Mr. Motorin, last year you highlighted the exacerbating issue of the growing qualified personnel deficit. Has anything changed in this domain since then?
At present, there is a premonition that the market environment is getting tough and it is focused on freeing itself from high costs. Employees are sacked, accordingly, and announced vacancies reap the highest responses. For instance, I am witnessing the emergence of a certain balance, since the market is no longer complaining about the shortage of personnel.
What constitutes the most burning issue is the burden of soaring costs triggered by the continuous rise of prices for food products, production inventory and equipment, which is happening against the background of declining demand.
Has anything changed in the WTC's approach to finding, motivating, and, most importantly, retaining frontline staff?
We have strengthened our potential in recruitment of personnel by hiring a qualified specialist in human resources mechanisms who focuses on training and motivating frontline staff, who are directly involved in interacting with WTC's guests and clients and, on top of that, play a crucial role in creating a caring and welcoming environment.
How does the government’s migration policy, particularly related to the invitation of gastarbeiters from India, affect the restaurant business?
For the moment, we do not have the opportunity to involve these migrants in our business processes. As far as I know, the mechanism for organizing work visas and providing permits has not yet been fully developed.
You manage a system that purchases about 500 tons of products per year. How do you manage your suppliers in the face of constant increases in raw material and logistics prices? Are you able to maintain profitability without compromising quality?
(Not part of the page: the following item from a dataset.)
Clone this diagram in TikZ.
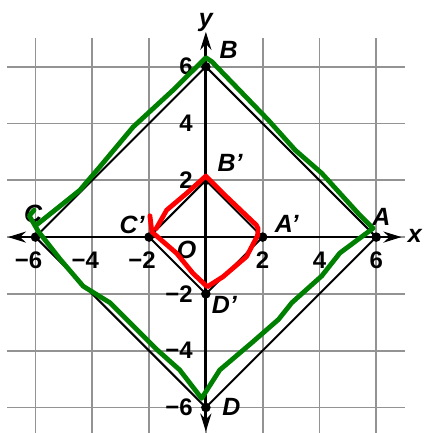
\documentclass[tikz,border=0pt]{standalone}
\usepackage{fontspec}
\setmainfont{Liberation Sans}
\usetikzlibrary{arrows.meta}

\begin{document}
\begin{tikzpicture}[
			x=0.5cm, y=0.5cm,
			gridline/.style={draw=gray!85, line width=0.9pt},
			axis/.style={{Stealth[length=9pt,width=5.5pt]}-{Stealth[length=9pt,width=5.5pt]}, line width=1.4pt},
			dot/.style={circle, fill=black, inner sep=0pt, minimum size=4.8pt},
			side/.style={line width=1pt},
			tick/.style={font=\fontsize{12}{12}\selectfont\bfseries, inner sep=0pt},
			letter/.style={font=\fontsize{12.5}{12.5}\selectfont\bfseries\itshape, inner sep=0pt},
			greenpen/.style={draw=green!50!black, line width=2.4pt, line join=round, line cap=round},
			redpen/.style={draw=red, line width=2.4pt, line join=round, line cap=round}
			]
			
			\useasboundingbox (-7.25,-6.9) rectangle (7.68,8.35);
			
			% Grid
			\draw [gridline] (-7,-7) grid (7,7);
			
			% Points
			\node (A) [dot] at (6,0) {};
			\node (B) [dot] at (0,6) {};
			\node (C) [dot] at (-6,0) {};
			\node (D) [dot] at (0,-6) {};
			\node (A1) [dot] at (2,0) {};
			\node (B1) [dot] at (0,2) {};
			\node (C1) [dot] at (-2,0) {};
			\node (D1) [dot] at (0,-2) {};
			
			% Squares
			\draw [side] (A.center) -- (B.center) -- (C.center) -- (D.center) -- cycle;
			\draw [side] (A1.center) -- (B1.center) -- (C1.center) -- (D1.center) -- cycle;
			
			% Axes
			\coordinate (xleft) at (-6.97,0);
			\coordinate (xright) at (6.89,0);
			\coordinate (ytop) at (0,7.23);
			\coordinate (ybottom) at (0,-6.85);
			\draw [axis] (xleft) -- (xright);
			\draw [axis] (ybottom) -- (ytop);
			\node (xlab) [letter] at (7.36,0.05) {x};
			\node (ylab) [letter] at (0,7.55) {y};
			
			% Tick labels
			\foreach \k in {2,4,6} {
				\node (tx\k) [tick] at (\k,-0.8) {\k};
				\node (tnx\k) [tick] at (-\k,-0.8) {\llap{−}\k};
				\node (ty\k) [tick, anchor=east] at (-0.45,\k) {\k};
				\node (tny\k) [tick, anchor=east] at (-0.45,-\k) {−\k};
			}
			
			% Letters
			\node (labA) [letter] at (6.18,0.72) {A};
			\node (labB) [letter] at (0.8,6.58) {B};
			\node (labC) [letter] at (-6.08,0.83) {C};
			\node (labD) [letter] at (0.9,-5.97) {D};
			\node (labA1) [letter] at (2.85,0.45) {A'};
			\node (labB1) [letter] at (0.85,2.6) {B'};
			\node (labC1) [letter] at (-2.6,0.42) {C'};
			\node (labD1) [letter] at (0.65,-2.4) {D'};
			\node (labO) [letter] at (-0.68,-0.46) {O};
			
			% Hand-drawn outlines
			\draw [greenpen] (-6.05,0.95) -- (-6.22,0.75) -- (-5.9,0.2) -- (-5.14,-0.77) -- (-4.32,-1.73)
				-- (-3.38,-2.31) -- (-1.74,-3.95) -- (-0.92,-4.68) -- (-0.15,-5.68) -- (0.49,-4.68)
				-- (1.62,-3.72) -- (2.56,-2.9) -- (3.03,-2.31) -- (4.08,-1.37) -- (4.72,-0.56)
				-- (5.89,0.31) -- (5.37,0.83) -- (4.08,2.25) -- (3.15,3.06) -- (2.2,4.12)
				-- (0.21,6.18) -- (0,6.32) -- (-1.15,5.18) -- (-2.56,3.88) -- (-3.73,2.48)
				-- (-4.44,1.65) -- (-6.0,0.4);
			\draw [redpen] (-1.97,0.75) -- (-1.9,0.18) -- (-1.03,-0.57) -- (-0.45,-1.28) -- (0.05,-1.75)
				-- (0.6,-1.4) -- (1.43,-0.69) -- (1.82,0.05) -- (1.84,0.3) -- (1.78,0.42)
				-- (0.73,1.42) -- (0,2.15) -- (-0.68,1.54) -- (-1.38,0.95) -- (-1.75,0.3);
			
		\end{tikzpicture}
\end{document}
Today, suppliers are not shy about indexing the prices of their products, but restaurants do not have the room for maneuver so as to up the prices on their menu.
It is especially important to constantly explore the choices of alternative products and new suppliers in order to reduce costs, but without compromising quality or taste of meals. Unfortunately, these searches often do not yield substantial results.
In order to save money, we purchase standard frozen products in bulk at many retail outlets through tender procedures to achieve the optimal balance between price and quality. Here we are talking about frozen meat, poultry and fish with the fixed delivery of volumes from five to ten tons in the time period of three to six months.
How we do it: we announce a tender, we receive commercial offers from companies, we take samples, we check the quality of raw materials, waste for cleaning and processing, we hold a taste test, and then we process the purchase making preference for the best quality for the best price.
First of all, such products are purchased for restaurants with a buffet format and corporate canteens.
- Against the background of a slowing economy and shrinking budgets, there is a trend towards simplifying menus while major corporate clients refuse to hold entertainment events. For how long do you envisage this decline in business activity?
- It's only getting more intense: demand for private events is still quite high, but they are mostly minor in terms of the number of participants and the allocated budget. Large companies are organizing events less frequently and with smaller budgets than before. Quite often, up-market customers pay for the business part of a forum or conference but reduce food catering to a minimum, leaving it up to the participants to take care of it.
- Another global trend is the development of a healthy lifestyle and interest in healthy food, which you support. However, with the decline in purchasing power, is the focus of guests shifting from health to satiety and price?
- Nowadays, this topic is losing its former popularity and is becoming just a part of a business's marketing strategy. Yet, this does not mean that it should be neglected.
Those who truly embrace a healthy lifestyle do not switch to heavy, high-calorie meals; instead, they are likely to consider ways to save money and order from online retailers or do the cooking at home.
- The news agenda is full of reports about restaurant closures. According to various sources, about 35,000 restaurants were closed in 2025, and in Moscow alone, twice as many restaurants closed in January 2026 compared to a year ago. What do you attribute this wave to, and how resilient is the WTC restaurant segment?
- The reason for this trend is obvious: costs are rising, and demand is decreasing. For some businesses, the margin has become negative. This is reflected in the alarming statistics of closures. If the political and economic situation does not improve, this trend will persist.
The WTC restaurant business is largely focused on guests from the outside, but our key target audience, residents and guests of the complex, are not different and they have the same concerns. Therefore, our restaurants are just as sensitive to these challenges as others.
Only those institutions who can be flexible and motivate their team to maintain a solid look and endearing atmosphere and consistently maintain sustainability of all the restaurant's work processes, standards, and technologies, as well as can provide delicious and appealing meals, will remain in our business.